Certo, quel mondo fluttuante. Ho fluttuato per tanto tempo. E ora ancora non so dove sto andando… sto ancora fluttuando.
Cosa immagina per il futuro del mondo dell’arte in Giappone?
È proprio questo che sto presentando al Palais de Tokyo a Parigi con «Aujourd’hui, le monde est mort». Il futuro dell’umanità, dove va, come finisce…
Cosa ne pensa della politica del «Cool Japan» così attivamente promossa dal governo giapponese verso l’Occidente? Percepisce questo movimento della cultura giapponese verso l’esterno?
Cool Japan è orrendo, terribile! È una promozione fatta dai burocrati che non hanno alcuna cultura. È una perdita di tempo, come buttare acqua nella sabbia! Se guardo alla Francia, sta promuovendo la propria cultura con orgoglio e molto bene. Lo dico sempre ai burocrati e ai politici giapponesi: «Spendete milioni di yen dandoli alle grandi agenzie pubblicitarie come Hakuhodo e Dentsu il cui lavoro è solo pensare a come spenderli non a come usarli al meglio!». Penso che non si dovrebbero usare i giapponesi, bensì le persone del paese dove si vuole promuovere la cultura giapponese. Se è in Italia ci si riferisca ai locali e si sfruttino meglio le risorse per promuovere la cultura giapponese.
Cosa ne pensa di questa tendenza verso un’arte collettiva? Anche le ultime Biennali hanno presentato progetti collettivi di arte e architettura sviluppatisi dopo il Grande Terremoto del 11.3.2011…
Per me quella è arte di secondo livello. L’arte deve essere arte di per sé. È già forte abbastanza da sola. Mentre l’arte debole dipende da fattori esterni. L’arte è individuale.
Da quanti anni pratica la cerimonia del tè?
Quando ero studente all’università un amico mi insegnò le basi. Ma oggi la faccio seriamente.
Quando ha cominciato invece a creare spazi per la cerimonia del tè?
Nel 2005 al Mori Museum of Art di Tokyo. Lì feci la prima cerimonia del tè seriamente, usando la capanna del tè del Nezu Museum of Art.
Quale fu l’occasione da cui iniziò?
Io colleziono arte antica, dipinti buddhisti, calligrafie e la maggior parte di queste opere sono state realizzate per essere usate durante la cerimonia del tè. Quindi, per usare la mia collezione avevo bisogno di una stanza per il tè. Per presentare l’arte. Questo è il modo di presentare l’arte in Giappone. Come un salotto. Si invitavano 2-3 ospiti e in occasioni speciali si mostravano gli oggetti d’arte più belli nel tokonoma. Lo si faceva solo per quegli ospiti selezionati. E la volta successiva non li avresti più mostrati quando loro venivano.

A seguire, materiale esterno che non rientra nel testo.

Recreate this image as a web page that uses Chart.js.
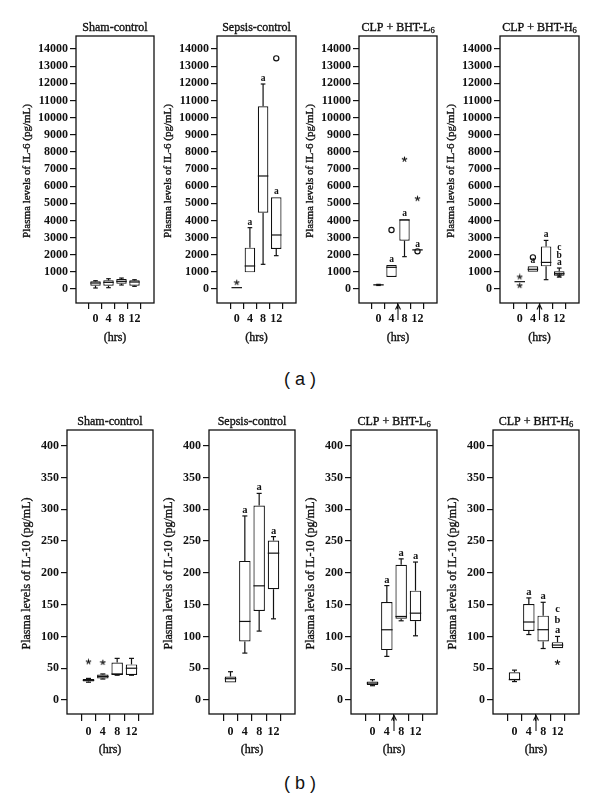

Si servivano poi diverse pietanze. Questa è la forma che il Giappone ha sviluppato per godere l’arte in antichità. Oggi a New York ogni tanto vengo invitato in alcune abitazioni immense di collezionisti dove tutto è esposto. Quello è davvero il gusto più atroce per un giapponese… È come esporre della mercanzia! Cattivo gusto.

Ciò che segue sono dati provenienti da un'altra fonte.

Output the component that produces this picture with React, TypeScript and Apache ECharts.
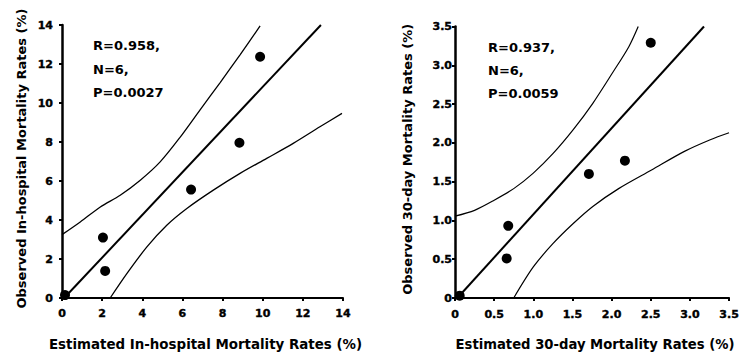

Ritiene che gli occidentali possano comprendere il senso della cerimonia del tè?
o ho una piccola stanza da tè nel mio studio a New York e occasionalmente tengo dei ricevimenti per insegnare l’estetica giapponese… ai ricchi.
Cosa crede che la cerimonia del tè possa trasmettere ancora oggi?
È minimale. Si tratta solo di fare e bere del tè insieme. Ma in verità comprende tutte le arti perfomative, insegna come guardare l’arte, la scultura nelle tazze, l’arrangiamento dei fiori. Sono tantissimi fattori insieme. Tutte le arti insieme senza separazione.
Ci sono delle differenze tra il modo di adempiere alla cerimonia del tè in passato e oggi?
Ogni epoca storica ha avuto maestri del tè e persone che si sono dedicate alla cerimonia tè godendone però in modo diverso secondo il proprio stile. Nel XVI secolo era diverso dal XVII e dal XVIII, erano movimenti diversi. Io vorrei portare avanti una cerimonia in stile XXI secolo. Ma lo spirito di base è lo stesso.
Qual è lo stile del XXI secolo?
La Glass Tea House!
Ha saputo che mentre lei faceva la cerimonia del tè il sindaco di Venezia è stato arrestato?
Davvero?
Forse la notizia nella stanza del tè non è arrivata. Dopo tutto quello è un altro mondo…
Sarà un ricordo speciale, un giorno memorabile. Il titolo dell’articolo potrebbe essere allora: «Mayor arrested tea ceremony», o meglio «Tea ceremony. Night of arrest!». (ride divertito offrendo titoli sempre più ironici e zen, ndr). «Arrest your spirit in the tea ceremony!».